Fra gli attivisti del centro
sociale torinese Askatasuna ce ne sono alcuni che coltivano
propositi di "lotta armata" attraverso la "preordinata
provocazione di contrasti con le forze dell'ordine". Lo scrive
la Cassazione nelle motivazioni di una sentenza, depositate nei
giorni scorsi, relativa a un processo in corso nel capoluogo
piemontese: la Suprema Corte ha respinto il ricorso di due
imputati contro la misura cautelare dell'obbligo di
presentazione alla polizia giudiziaria.
Gli 'Ermellini' hanno confermato il provvedimento preso lo
scorso maggio dal tribunale del riesame di Torino ma, per
riassumerne i termini, si sono serviti di un'espressione che i
pubblici ministeri non hanno utilizzato in aula, dove si è
parlato di "iniziative violente" ma mai di attentati o azioni
dirette contro personalità dello Stato e delle istituzioni.
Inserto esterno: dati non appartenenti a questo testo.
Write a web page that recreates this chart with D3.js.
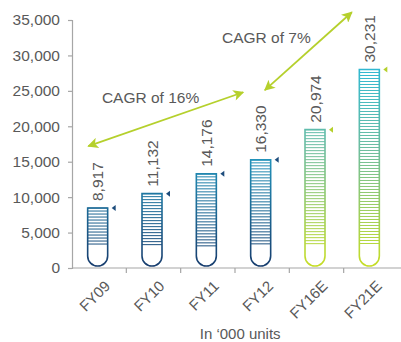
<!DOCTYPE html>
<html>
<head>
<meta charset="utf-8">
<script src="https://cdn.jsdelivr.net/npm/d3@7"></script>
<style>
  html, body { margin: 0; padding: 0; background: #fff; }
  svg { display: block; }
  text { font-family: "Liberation Sans", Arial, sans-serif; fill: #595959; }
</style>
</head>
<body>
<svg id="chart" width="401" height="342"></svg>
<script>
// Vehicle volumes, thousand units
const categories = ["FY09", "FY10", "FY11", "FY12", "FY16E", "FY21E"];
const units = [8917, 11132, 14176, 16330, 20974, 30231];
const projected = [false, false, false, false, true, true];
const yTicks = [0, 5000, 10000, 15000, 20000, 25000, 30000, 35000];

// Growth annotations: [category, band offset, axis value] for each arrow end
const cagrLabels = ["CAGR of 16%", "CAGR of 7%"];
const cagrFrom = [["FY09", -0.2, 17200], ["FY12", 0.05, 25100]];
const cagrTo = [["FY12", -0.35, 24800], ["FY21E", -0.35, 36100]];
const cagrText = [["FY09", 0.05, 23300], ["FY11", 0.26, 31750]];
const unitNote = "In \u2018000 units";

const svg = d3.select("#chart");
const axisColor = "#a6a6a6";

const x = d3.scaleBand().domain(categories).range([72, 398]).padding(0);
const y = d3.scaleLinear().domain([0, 35000]).range([268, 20]);
// tubes fill on their own slightly compressed scale, resting on the baseline
const tubeY = d3.scaleLinear().domain([0, 35000]).range([266, 38.5]);

const cx = (cat, off = 0) => x(cat) + x.bandwidth() / 2 + off * x.bandwidth();

// gradients
const defs = svg.append("defs");
const blue = defs.append("linearGradient").attr("id", "gBlue")
  .attr("gradientUnits", "userSpaceOnUse").attr("x1", 0).attr("x2", 0)
  .attr("y1", tubeY(23000)).attr("y2", tubeY(0));
blue.append("stop").attr("offset", 0).attr("stop-color", "#27b4d8");
blue.append("stop").attr("offset", 1).attr("stop-color", "#173d6e");
const green = defs.append("linearGradient").attr("id", "gGreen")
  .attr("gradientUnits", "userSpaceOnUse").attr("x1", 0).attr("x2", 0)
  .attr("y1", tubeY(33000)).attr("y2", tubeY(0));
green.append("stop").attr("offset", 0).attr("stop-color", "#22b7dc");
green.append("stop").attr("offset", 0.45).attr("stop-color", "#6dbda0");
green.append("stop").attr("offset", 1).attr("stop-color", "#c6dd26");

const lime = "#b5d02c";
const marker = defs.append("marker").attr("id", "head")
  .attr("viewBox", "0 0 10 10").attr("refX", 9).attr("refY", 5)
  .attr("markerWidth", 7).attr("markerHeight", 6)
  .attr("markerUnits", "strokeWidth")
  .attr("orient", "auto-start-reverse");
marker.append("path").attr("d", "M0,0 L10,5 L0,10 L2.5,5 Z").attr("fill", lime);

// y axis
const yAxis = svg.append("g").attr("transform", "translate(72,0)")
  .call(d3.axisLeft(y).tickValues(yTicks).tickSize(4).tickPadding(8)
    .tickFormat(d3.format(",")));
yAxis.select(".domain").attr("stroke", axisColor).attr("stroke-width", 1.2);
yAxis.selectAll(".tick line").attr("stroke", axisColor).attr("stroke-width", 1.2);
yAxis.selectAll(".tick text").style("font-size", "15.5px").attr("fill", "#595959")
  .style("font-family", "'Liberation Sans', Arial, sans-serif");

// x axis
svg.append("line").attr("x1", 72).attr("x2", 401)
  .attr("y1", y(0)).attr("y2", y(0))
  .attr("stroke", axisColor).attr("stroke-width", 1.2);
svg.selectAll(".xtick").data(categories.slice(1)).join("line")
  .attr("class", "xtick")
  .attr("x1", d => x(d)).attr("x2", d => x(d))
  .attr("y1", y(0)).attr("y2", y(0) + 5)
  .attr("stroke", axisColor).attr("stroke-width", 1.2);
svg.selectAll(".xlab").data(categories).join("text")
  .attr("class", "xlab")
  .attr("text-anchor", "end")
  .attr("transform", d => `translate(${cx(d) + 12},${y(0) + 19}) rotate(-45)`)
  .style("font-size", "15px")
  .text(d => d);

svg.append("text").attr("x", cx("FY12") - 22).attr("y", 339)
  .attr("text-anchor", "middle").style("font-size", "15px").text(unitNote);

// tubes
const tubeW = 20, r = 10, gap = 3;
const rows = categories.map((c, i) => ({ cat: c, v: units[i], proj: projected[i] }));

const tube = svg.selectAll(".tube").data(rows).join("g").attr("class", "tube")
  .attr("transform", d => `translate(${cx(d.cat) - 1.5 - tubeW / 2},0)`);

tube.append("path")
  .attr("d", d => {
    const top = tubeY(d.v), bot = tubeY(0);
    return `M0,${top} L0,${bot - r} A${r},${r} 0 0 0 ${tubeW},${bot - r} L${tubeW},${top} Z`;
  })
  .attr("fill", "#fff")
  .attr("stroke", d => d.proj ? "url(#gGreen)" : "url(#gBlue)")
  .attr("stroke-width", 1.6);

tube.each(function (d) {
  const g = d3.select(this);
  const top = tubeY(d.v), end = tubeY(0) - 2 * r;
  const ys = d3.range(top, end, gap);
  g.selectAll("line.stripe").data(ys).join("line").attr("class", "stripe")
    .attr("x1", 0).attr("x2", tubeW).attr("y1", v => v).attr("y2", v => v)
    .attr("stroke", d.proj ? "url(#gGreen)" : "url(#gBlue)")
    .attr("stroke-width", 1);
});

// small pointers next to each tube top
tube.append("path")
  .attr("d", d => {
    const t = tubeY(d.v);
    return `M${tubeW + 4},${t} L${tubeW + 8},${t - 3} L${tubeW + 8},${t + 3} Z`;
  })
  .attr("fill", d => d.proj ? lime : "#1d4c7c");

// value labels
tube.append("text")
  .attr("text-anchor", "start")
  .attr("transform", d => `translate(${tubeW / 2 + 5.5},${tubeY(d.v) - 7}) rotate(-90)`)
  .style("font-size", "15.5px")
  .text(d => d3.format(",")(d.v));

// growth arrows
cagrFrom.forEach((f, i) => {
  const t = cagrTo[i];
  svg.append("line")
    .attr("x1", cx(f[0], f[1])).attr("y1", y(f[2]))
    .attr("x2", cx(t[0], t[1])).attr("y2", y(t[2]))
    .attr("stroke", lime).attr("stroke-width", 1.8)
    .attr("marker-start", "url(#head)").attr("marker-end", "url(#head)");
  svg.append("text")
    .attr("x", cx(cagrText[i][0], cagrText[i][1])).attr("y", y(cagrText[i][2]))
    .style("font-size", "15.5px")
    .text(cagrLabels[i]);
});
</script>
</body>
</html>
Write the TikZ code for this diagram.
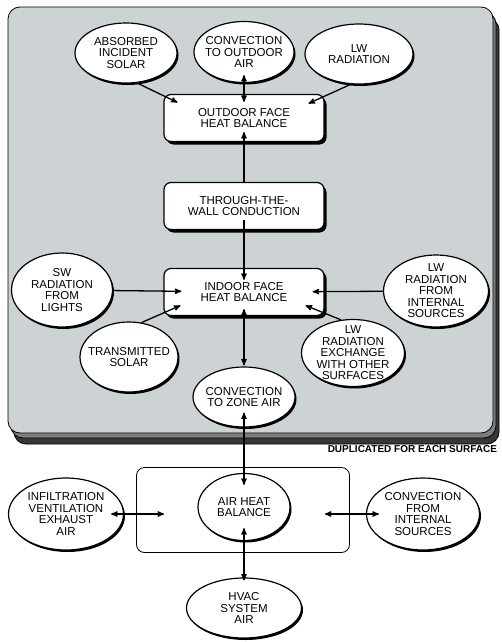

Il processo - che riprenderà a settembre - è a carico di 26
attivisti, alcuni dei quali accusati di associazione per
delinquere. Askatasuna è uno dei maggiori centri sociali
italiani e si colloca nell'area dell'autonomia. La tesi, che
poggia su accertamenti della Digos, è che un gruppo ristretto di
attivisti stia portando avanti un "piano criminoso" che fra
l'altro contempla folate offensive contro i cantieri del Tav con
lanci di petardi, bombe carta, artifici pirotecnici utilizzati
come armi.
La Cassazione ha preso atto che il tribunale del riesame di
Torino ha individuato all'interno di Askatasuna "una stabile
struttura organizzativa" composta da 16 persone che ritiene il
centro sociale "un mezzo" per realizzare i propri fini. "Secondo
quanto emerso dalle intercettazioni e dalla disamina degli atti
letti in chiave cronologica - è il riassunto degli Ermellini -
detta finalità si identifica nella lotta armata mediante la
preordinata provocazione di contrasti con le forze dell'ordine".